For the first time in my teaching history, school was cancelled due to impending dangers – high fire risk due to strong winds. It was Monday afternoon, and my double virtual classroom session in elluminate, Ping, with Ajax and the cellist, Rohan from the Melbourne Symphony orchestra had just completed the session. Each week, we logon on quicker, have fewer technical issues etc. Students are becoming accustomed to the routine. Rohan was a particularly vibrant demonstrator with a great sense of humour. I started to hear noise, and realised a student was humming along with the compostition he was playing. The demonstration session was nearly finished when our principal walked in with a wad of yellow printed forms.

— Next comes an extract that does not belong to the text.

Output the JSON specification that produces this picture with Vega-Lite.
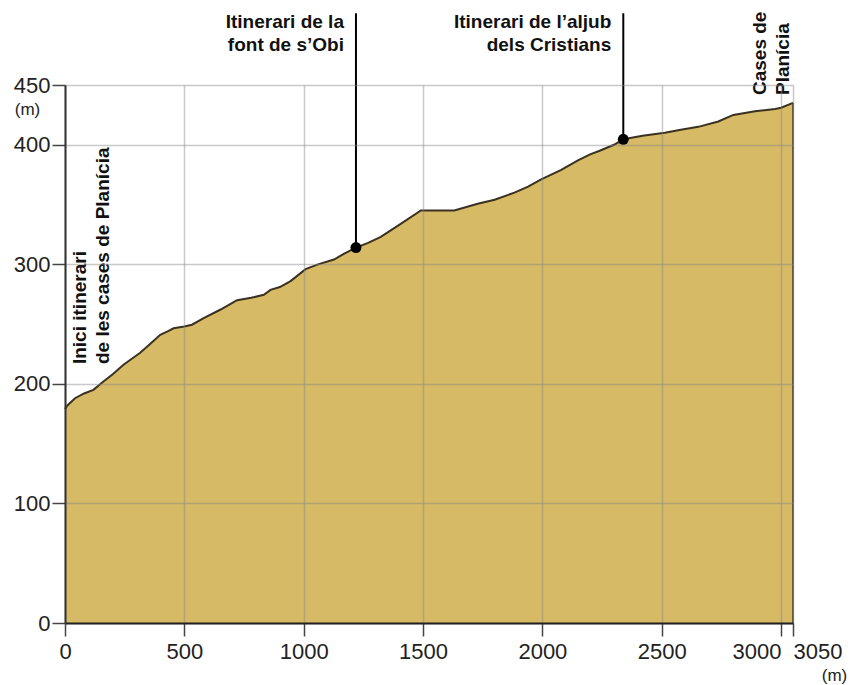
{
  "$schema": "https://vega.github.io/schema/vega-lite/v6.json",
  "width": 728,
  "height": 538,
  "autosize": {"type": "none"},
  "padding": {"left": 65, "top": 85, "right": 58, "bottom": 62},
  "background": "white",
  "config": {"view": {"stroke": null}, "font": "Liberation Sans"},
  "datasets": {
    "profile": [
      {"d": 0, "e": 179}, {"d": 10, "e": 182}, {"d": 42, "e": 188}, {"d": 80, "e": 192},
      {"d": 119, "e": 195}, {"d": 161, "e": 202}, {"d": 200, "e": 208}, {"d": 245, "e": 216},
      {"d": 280, "e": 221}, {"d": 315, "e": 226}, {"d": 360, "e": 234}, {"d": 399, "e": 241},
      {"d": 430, "e": 244}, {"d": 455, "e": 246.5}, {"d": 500, "e": 248}, {"d": 532, "e": 249.5},
      {"d": 581, "e": 255}, {"d": 650, "e": 262}, {"d": 721, "e": 270}, {"d": 780, "e": 272},
      {"d": 833, "e": 274.5}, {"d": 861, "e": 278.6}, {"d": 900, "e": 281}, {"d": 945, "e": 286},
      {"d": 1008, "e": 296}, {"d": 1060, "e": 300}, {"d": 1127, "e": 304}, {"d": 1170, "e": 309},
      {"d": 1219, "e": 314}, {"d": 1270, "e": 318}, {"d": 1323, "e": 323}, {"d": 1400, "e": 333},
      {"d": 1491, "e": 345}, {"d": 1631, "e": 345}, {"d": 1729, "e": 350.6}, {"d": 1800, "e": 354},
      {"d": 1883, "e": 360}, {"d": 1940, "e": 365}, {"d": 1995, "e": 371}, {"d": 2079, "e": 379},
      {"d": 2149, "e": 387}, {"d": 2200, "e": 392}, {"d": 2240, "e": 395}, {"d": 2300, "e": 400},
      {"d": 2339, "e": 404.6}, {"d": 2420, "e": 407.5}, {"d": 2513, "e": 410}, {"d": 2580, "e": 412.5},
      {"d": 2653, "e": 415}, {"d": 2737, "e": 419.5}, {"d": 2800, "e": 425}, {"d": 2891, "e": 428},
      {"d": 2975, "e": 430}, {"d": 3000, "e": 431}, {"d": 3050, "e": 435}
    ],
    "markers": [
      {"d": 1219, "e": 314, "top": 510, "label": "Itinerari de la\nfont de s’Obi"},
      {"d": 2339, "e": 404.6, "top": 510, "label": "Itinerari de l’aljub\ndels Cristians"}
    ],
    "vlabels": [
      {"d": 90, "e": 216.6, "label": "Inici itinerari\nde les cases de Planícia"},
      {"d": 2937, "e": 441.6, "label": "Cases de\nPlanícia"}
    ],
    "edge": [{"d": 3050, "e": 435}]
  },
  "layer": [
    {
      "data": {"name": "profile"},
      "mark": {"type": "area", "color": "#D6BA66", "opacity": 1, "fillOpacity": 1, "line": {"color": "#3a3121", "strokeWidth": 2}},
      "encoding": {
        "x": {
          "field": "d", "type": "quantitative",
          "scale": {"domain": [0, 3050], "nice": false, "zero": false},
          "axis": {
            "values": [0, 500, 1000, 1500, 2000, 2500, 3000, 3050],
            "format": "d",
            "title": "(m)", "titleX": 769, "titleY": 52, "titleAngle": 0,
            "titleAlign": "center", "titleBaseline": "middle",
            "titleFontSize": 17, "titleFontWeight": "normal", "titleColor": "#222",
            "labelFontSize": 22, "labelColor": "#222", "labelPadding": 5,
            "labelFlush": false, "labelOverlap": false, "labelBound": false,
            "labelAlign": {"condition": [{"test": "datum.value == 3000", "value": "right"}, {"test": "datum.value == 3050", "value": "left"}], "value": "center"},
            "tickSize": 13, "tickColor": "#444", "tickWidth": 1.5,
            "domainColor": "#222", "domainWidth": 2,
            "grid": true, "gridColor": "#888", "gridOpacity": 0.45, "gridWidth": 1.5,
            "zindex": 1
          }
        },
        "y": {
          "field": "e", "type": "quantitative",
          "scale": {"domain": [0, 450], "nice": false},
          "axis": {
            "values": [0, 100, 200, 300, 400, 450],
            "format": "d",
            "title": "(m)", "titleX": -38, "titleY": 24, "titleAngle": 0,
            "titleAlign": "center", "titleBaseline": "middle",
            "titleFontSize": 17, "titleFontWeight": "normal", "titleColor": "#222",
            "labelFontSize": 22, "labelColor": "#222", "labelPadding": 2,
            "labelOverlap": false, "labelBound": false, "labelFlush": false,
            "tickSize": 13, "tickColor": "#444", "tickWidth": 1.5,
            "domainColor": "#333", "domainWidth": 2,
            "grid": true, "gridColor": "#888", "gridOpacity": 0.45, "gridWidth": 1.5,
            "zindex": 1
          }
        }
      }
    },
    {
      "data": {"name": "edge"},
      "mark": {"type": "rule", "color": "#3a3121", "strokeWidth": 1.5},
      "encoding": {
        "x": {"field": "d", "type": "quantitative"},
        "y": {"field": "e", "type": "quantitative"},
        "y2": {"datum": 0}
      }
    },
    {
      "data": {"name": "markers"},
      "mark": {"type": "rule", "color": "#000", "strokeWidth": 2},
      "encoding": {
        "x": {"field": "d", "type": "quantitative"},
        "y": {"field": "e", "type": "quantitative"},
        "y2": {"field": "top"}
      }
    },
    {
      "data": {"name": "markers"},
      "mark": {"type": "point", "filled": true, "color": "#000", "size": 120, "opacity": 1},
      "encoding": {
        "x": {"field": "d", "type": "quantitative"},
        "y": {"field": "e", "type": "quantitative"}
      }
    },
    {
      "data": {"name": "markers"},
      "mark": {"type": "text", "align": "right", "baseline": "alphabetic", "dx": -12, "fontSize": 19, "fontWeight": "bold", "color": "#111", "lineBreak": "\n", "lineHeight": 23},
      "encoding": {
        "x": {"field": "d", "type": "quantitative"},
        "y": {"datum": 498, "type": "quantitative"},
        "text": {"field": "label"}
      }
    },
    {
      "data": {"name": "vlabels"},
      "mark": {"type": "text", "align": "left", "baseline": "alphabetic", "angle": 270, "fontSize": 19, "fontWeight": "bold", "color": "#111", "lineBreak": "\n", "lineHeight": 23},
      "encoding": {
        "x": {"field": "d", "type": "quantitative"},
        "y": {"field": "e", "type": "quantitative"},
        "text": {"field": "label"}
      }
    }
  ]
}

He quietly told me that this was a vital document, to be given to each student and that students MUST take it home and give to their parents, as there was no school tomorrow and possibly the next day. Students had their headphones on so did not hear those instructions. Joseph, our artist in residence, outlined to the students the practical element at the end of the first session. The bell rang and rather than disturb the class now, students continued on. Ten minutes into the lesson, an announcement asked for any students who had not been given a yellow form to come immediately to the office. 28 year 7 students proceed to go out the door, so I stopped them and gave them the sheet. Well, that did upset the class – or should I say, made them extremely happy. After 10 mins of settling them, they finally went back to composing their musical stories.
One boy came to me with his mobile phone and said he had just received a message from the police about high fire dangers! I had not heard of that either and asked how he got that, but he could not answer that either. Due to the late notification, there was no opportunity to catch up with my senior students to give them work to do at home.
Today started out quite pleasantly and in fact some light rain had fallen, but by mid morning, the wind picked up and blew gales around 100km/hour. Dust blew, trees fell down in our driveway and outdoor furniture started to fly. My mother in law who is 89 years old has never seen such dust storms in her life. I had mulched my garden with newspaper and straw to keep the weeds down but that blew everywhere. See the movie clip of how it looked at home. By mid afternoon a fire had broken out 10 mins down the road, so our local fire tanker was called to fight the fire. Many trucks turned up and it was put out fairly quickly.
So….. today, a day of no school was to be a catch up day or so I thought. First I checked out twitter, which is blocked at school and read this tweet
Then I noticed another tweet inviting interest persons to test out tiny chat. So, an interesting discussion ensued with American teachers as to how this could be used in the classroom.
However, as I was online for a good part of the day, I received skpye calls and chats from my global colleagues. Jeff Whipple was one, enquiring whether our school would be interested in participating in the 1001 tales for either the elementary of middle school. The amazing part is that grade 5 classes in Qatar need partners. So, when I enquired further, I discovered that I had stayed with one of the teachers when at the flatclassroom conference and had met the other. It certainly is becoming a flat world. So finding our literacy teacher online, I asked whether she would be interested in being involved and she has agreed. Last year I organized it and was the contact person but as I do not teach primary year levels this year, the ownership is much better going to the classroom teacher.
In the afternoon, I settled down to catch up on emails etc, when I started to find my students emailing me, leaving comments on the ning and g-talking to me, wondering what they needed to do as they were missing out on class time at school. So, school was on after all. This is the fantastic nature of web2.0 tools, connectedness and an online environment. School can be 24/7/365.